# Mini mixer/frother recommendation



## souljasam (Jun 5, 2013)

Im looking to pick up something to mix my powder pigments a little more thoroughly and quickly. Does any one have any recommendations for something that isnt too terribly expensive? Im looking  for like $5-$15 or so. Thanks


----------



## Hazel (Jun 5, 2013)

Brambleberry carries a mini mixer/frother but I don't know how well it works.

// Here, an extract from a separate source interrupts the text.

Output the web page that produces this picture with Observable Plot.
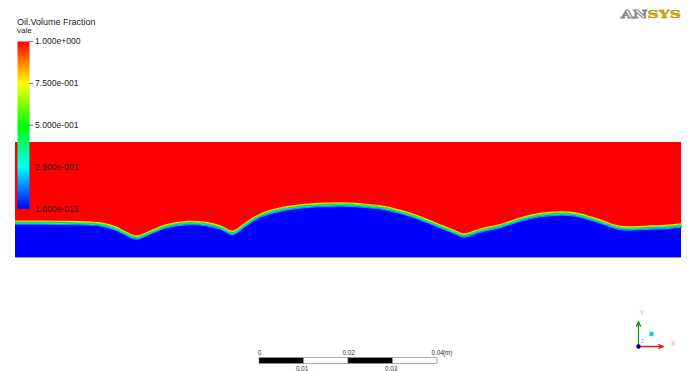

http://www.brambleberry.com/Mini-White-Plastic-Mixer-P4721.aspx

I bought a couple of Ikea frothers off of Amazon and I'm very happy with them. They're not strong enough to mix colorants in soap so I pour a little of the oils into hard plastic cups and use the frothers to blend the colorants. I add the lye solution to the bowl of oils, blend until either emulsification or light trace and pour the soap into the cups. Then I use the stickblender to mix the colorant through the soap in the cups. It works well for me.


----------



## souljasam (Jun 5, 2013)

Hmmm i need something that can mix in soap but is small cuz i do small batches and cant stick blend individual colors for swirls and stuff. Thanks for the suggestion though!


----------



## Clemmey (Jun 5, 2013)

I got mine at Ikea and it works great, plus it was only a buck!


----------



## la-rene (Jun 6, 2013)

Me too! Clemmey!  Love it and sooo cheap!


----------



## kharmon320 (Jun 6, 2013)

I have the mini mixer from BB and it works fine.  I also have a teeny, tiny whisk that I use.


----------



## lsg (Jun 6, 2013)

I have two frothers, neither are very powerful.  Not very pleased with either.


----------